- [Goal of the exercise]: Copy out each line exactly; pictures stay out of the copy.

- [Supplied data]:
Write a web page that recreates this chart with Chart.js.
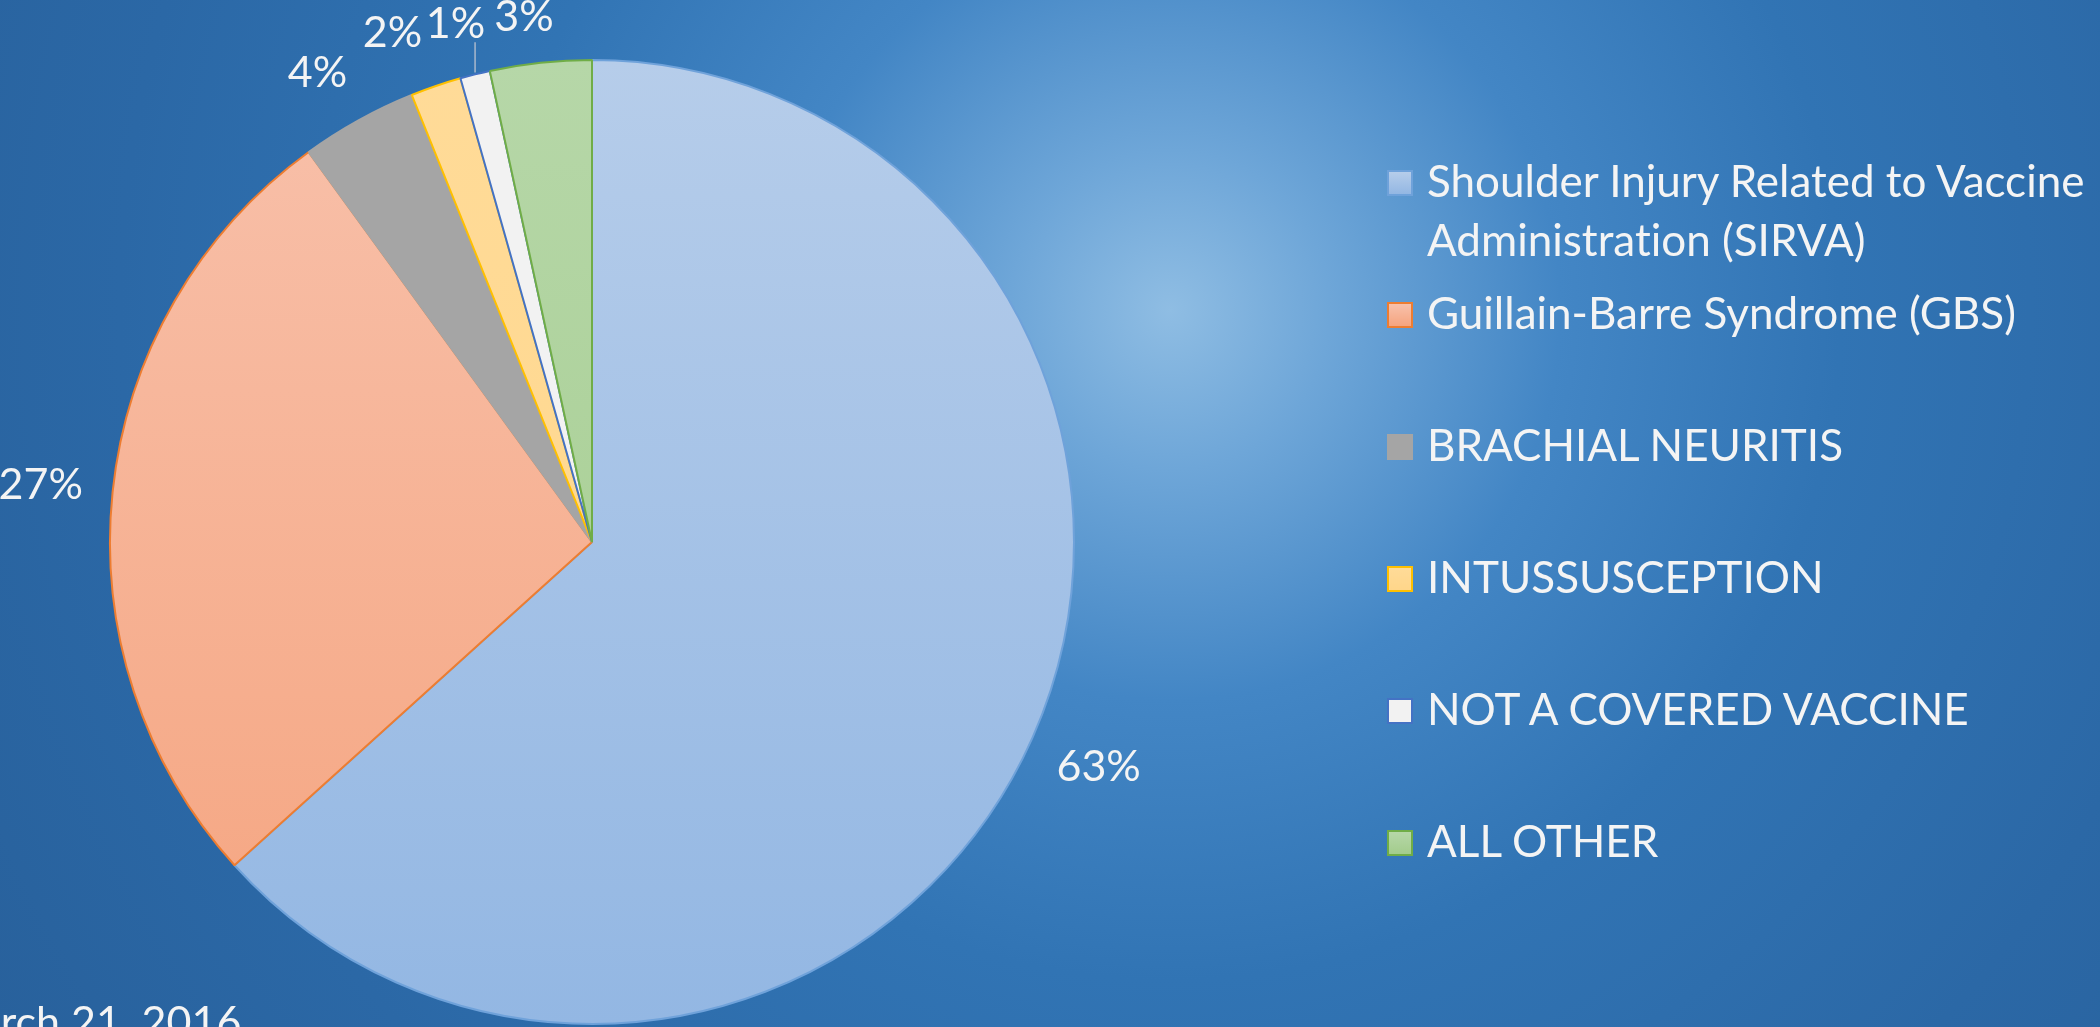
<!DOCTYPE html>
<html>
<head>
<meta charset="utf-8">
<script src="https://cdn.jsdelivr.net/npm/chart.js@4.4.1/dist/chart.umd.min.js"></script>
<style>
    html, body { margin: 0; padding: 0; width: 2100px; height: 1027px; overflow: hidden; }
    #wrap {
        position: relative; width: 2100px; height: 1027px; overflow: hidden;
        background: radial-gradient(circle at 1170px 310px, #8fbde3 0px, #6ea6d8 160px, #4386c5 390px, #3174b4 670px, #2b68a6 1050px, #265c95 1600px);
        font-family: Lato, 'Open Sans', sans-serif; color: #f4f4f4;
        font-variant-ligatures: none; font-feature-settings: "liga" 0;
    }
    canvas { position: absolute; left: 0; top: 0; }
    #legend { position: absolute; left: 1387px; top: 0; }
    .item { position: absolute; left: 0; white-space: nowrap; font-size: 44px; line-height: 59px; }
    .box { position: absolute; left: 0; top: 19px; width: 22px; height: 22px; border: 2px solid; }
    .txt { position: absolute; left: 40px; top: 0; }
    #date { position: absolute; left: -60px; top: 995px; font-size: 43px; line-height: 52px; white-space: nowrap; }
</style>
</head>
<body>
<div id="wrap">
    <canvas id="pie" width="2100" height="1027"></canvas>
    <div id="legend"></div>
    <div id="date">March 21, 2016</div>
</div>
<script>
// dados (percentual de casos)
const categorias = [
    ['Shoulder Injury Related to Vaccine', 'Administration (SIRVA)'],
    'Guillain-Barre Syndrome (GBS)',
    'BRACHIAL NEURITIS',
    'INTUSSUSCEPTION',
    'NOT A COVERED VACCINE',
    'ALL OTHER'
];
const valores = [63.3, 26.7, 3.9, 1.7, 1.0, 3.4];

// cores: topo / base do degradê e borda
const corTopo = ['#b6cdea', '#f8c1ab', '#a5a5a5', '#ffdb98', '#f2f2f2', '#b6d7a8'];
const corBase = ['#93b7e3', '#f5a47f', '#a5a5a5', '#ffd68a', '#f2f2f2', '#a3cc8c'];
const corBorda = ['#6fa2da', '#ed7d31', '#a5a5a5', '#ffc000', '#4472c4', '#70ad47'];

// legenda em HTML
const legendEl = document.getElementById('legend');
categorias.forEach((cat, i) => {
    const item = document.createElement('div');
    item.className = 'item';
    item.style.top = (151 + 132 * i) + 'px';
    const box = document.createElement('div');
    box.className = 'box';
    box.style.background = 'linear-gradient(' + corTopo[i] + ',' + corBase[i] + ')';
    box.style.borderColor = corBorda[i];
    const txt = document.createElement('div');
    txt.className = 'txt';
    txt.innerHTML = Array.isArray(cat) ? cat.join('<br>') : cat;
    item.appendChild(box);
    item.appendChild(txt);
    legendEl.appendChild(item);
});

// rótulos de porcentagem fora da pizza
const rotulosPlugin = {
    id: 'rotulos',
    afterDatasetsDraw(chart, args, opts) {
        const ctx = chart.ctx;
        const meta = chart.getDatasetMeta(0);
        const total = valores.reduce((a, b) => a + b, 0);
        ctx.save();
        ctx.font = '43px Lato, "Open Sans", sans-serif';
        ctx.fillStyle = '#f4f4f4';
        ctx.textAlign = 'center';
        ctx.textBaseline = 'middle';
        meta.data.forEach((arc, i) => {
            const p = arc.getProps(['x', 'y', 'startAngle', 'endAngle', 'outerRadius'], true);
            const meio = (p.startAngle + p.endAngle) / 2;
            const ajuste = opts.ajustes[i] || [0, 0];
            const lx = p.x + Math.cos(meio) * p.outerRadius * 1.15 + ajuste[0];
            const ly = p.y + Math.sin(meio) * p.outerRadius * 1.15 + ajuste[1];
            if (opts.linhas.includes(i)) {
                const ex = p.x + Math.cos(meio) * p.outerRadius;
                const ey = p.y + Math.sin(meio) * p.outerRadius;
                ctx.strokeStyle = '#a9b8cc';
                ctx.lineWidth = 1.5;
                ctx.beginPath();
                ctx.moveTo(ex, ey - 2);
                ctx.lineTo(ex, ly + 18);
                ctx.stroke();
            }
            ctx.fillText(Math.round(valores[i] / total * 100) + '%', lx, ly);
        });
        ctx.restore();
    }
};

// degradê vertical em cada fatia
function degrade(context) {
    const i = context.dataIndex;
    const area = context.chart.chartArea;
    if (!area) return corBase[i];
    const g = context.chart.ctx.createLinearGradient(0, area.top, 0, area.bottom);
    g.addColorStop(0, corTopo[i]);
    g.addColorStop(1, corBase[i]);
    return g;
}

new Chart(document.getElementById('pie'), {
    type: 'pie',
    data: {
        labels: categorias,
        datasets: [{
            data: valores,
            backgroundColor: degrade,
            borderColor: corBorda,
            borderWidth: 2
        }]
    },
    options: {
        responsive: false,
        animation: false,
        layout: { padding: { left: 109, top: 59, right: 1025, bottom: 2 } },
        plugins: {
            legend: { display: false },
            tooltip: { enabled: false },
            rotulos: {
                ajustes: [[0, 0], [0, 0], [-6, 16], [-20, 16], [-2, 20], [-9, 26]],
                linhas: [4]
            }
        }
    },
    plugins: [rotulosPlugin]
});
</script>
</body>
</html>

- [Final result]:
Write a web page that recreates this chart with Chart.js.
<!DOCTYPE html>
<html>
<head>
<meta charset="utf-8">
<script src="https://cdn.jsdelivr.net/npm/chart.js@4.4.1/dist/chart.umd.min.js"></script>
<style>
    html, body { margin: 0; padding: 0; width: 2100px; height: 1027px; overflow: hidden; }
    #wrap {
        position: relative; width: 2100px; height: 1027px; overflow: hidden;
        background: radial-gradient(circle at 1170px 310px, #8fbde3 0px, #6ea6d8 160px, #4386c5 390px, #3174b4 670px, #2b68a6 1050px, #265c95 1600px);
        font-family: Lato, 'Open Sans', sans-serif; color: #f4f4f4;
        font-variant-ligatures: none; font-feature-settings: "liga" 0;
    }
    canvas { position: absolute; left: 0; top: 0; }
    #legend { position: absolute; left: 1387px; top: 0; }
    .item { position: absolute; left: 0; white-space: nowrap; font-size: 44px; line-height: 59px; }
    .box { position: absolute; left: 0; top: 19px; width: 22px; height: 22px; border: 2px solid; }
    .txt { position: absolute; left: 40px; top: 0; }
    #date { position: absolute; left: -60px; top: 995px; font-size: 43px; line-height: 52px; white-space: nowrap; }
</style>
</head>
<body>
<div id="wrap">
    <canvas id="pie" width="2100" height="1027"></canvas>
    <div id="legend"></div>
    <div id="date">March 21, 2016</div>
</div>
<script>
// dados (percentual de casos)
const categorias = [
    ['Shoulder Injury Related to Vaccine', 'Administration (SIRVA)'],
    'Guillain-Barre Syndrome (GBS)',
    'BRACHIAL NEURITIS',
    'INTUSSUSCEPTION',
    'NOT A COVERED VACCINE',
    'ALL OTHER'
];
const valores = [63.3, 26.7, 3.9, 1.7, 1.0, 3.4];

// cores: topo / base do degradê e borda
const corTopo = ['#b6cdea', '#f8c1ab', '#a5a5a5', '#ffdb98', '#f2f2f2', '#b6d7a8'];
const corBase = ['#93b7e3', '#f5a47f', '#a5a5a5', '#ffd68a', '#f2f2f2', '#a3cc8c'];
const corBorda = ['#6fa2da', '#ed7d31', '#a5a5a5', '#ffc000', '#4472c4', '#70ad47'];

// legenda em HTML
const legendEl = document.getElementById('legend');
categorias.forEach((cat, i) => {
    const item = document.createElement('div');
    item.className = 'item';
    item.style.top = (151 + 132 * i) + 'px';
    const box = document.createElement('div');
    box.className = 'box';
    box.style.background = 'linear-gradient(' + corTopo[i] + ',' + corBase[i] + ')';
    box.style.borderColor = corBorda[i];
    const txt = document.createElement('div');
    txt.className = 'txt';
    txt.innerHTML = Array.isArray(cat) ? cat.join('<br>') : cat;
    item.appendChild(box);
    item.appendChild(txt);
    legendEl.appendChild(item);
});

// rótulos de porcentagem fora da pizza
const rotulosPlugin = {
    id: 'rotulos',
    afterDatasetsDraw(chart, args, opts) {
        const ctx = chart.ctx;
        const meta = chart.getDatasetMeta(0);
        const total = valores.reduce((a, b) => a + b, 0);
        ctx.save();
        ctx.font = '43px Lato, "Open Sans", sans-serif';
        ctx.fillStyle = '#f4f4f4';
        ctx.textAlign = 'center';
        ctx.textBaseline = 'middle';
        meta.data.forEach((arc, i) => {
            const p = arc.getProps(['x', 'y', 'startAngle', 'endAngle', 'outerRadius'], true);
            const meio = (p.startAngle + p.endAngle) / 2;
            const ajuste = opts.ajustes[i] || [0, 0];
            const lx = p.x + Math.cos(meio) * p.outerRadius * 1.15 + ajuste[0];
            const ly = p.y + Math.sin(meio) * p.outerRadius * 1.15 + ajuste[1];
            if (opts.linhas.includes(i)) {
                const ex = p.x + Math.cos(meio) * p.outerRadius;
                const ey = p.y + Math.sin(meio) * p.outerRadius;
                ctx.strokeStyle = '#a9b8cc';
                ctx.lineWidth = 1.5;
                ctx.beginPath();
                ctx.moveTo(ex, ey - 2);
                ctx.lineTo(ex, ly + 18);
                ctx.stroke();
            }
            ctx.fillText(Math.round(valores[i] / total * 100) + '%', lx, ly);
        });
        ctx.restore();
    }
};

// degradê vertical em cada fatia
function degrade(context) {
    const i = context.dataIndex;
    const area = context.chart.chartArea;
    if (!area) return corBase[i];
    const g = context.chart.ctx.createLinearGradient(0, area.top, 0, area.bottom);
    g.addColorStop(0, corTopo[i]);
    g.addColorStop(1, corBase[i]);
    return g;
}

new Chart(document.getElementById('pie'), {
    type: 'pie',
    data: {
        labels: categorias,
        datasets: [{
            data: valores,
            backgroundColor: degrade,
            borderColor: corBorda,
            borderWidth: 2
        }]
    },
    options: {
        responsive: false,
        animation: false,
        layout: { padding: { left: 109, top: 59, right: 1025, bottom: 2 } },
        plugins: {
            legend: { display: false },
            tooltip: { enabled: false },
            rotulos: {
                ajustes: [[0, 0], [0, 0], [-6, 16], [-20, 16], [-2, 20], [-9, 26]],
                linhas: [4]
            }
        }
    },
    plugins: [rotulosPlugin]
});
</script>
</body>
</html>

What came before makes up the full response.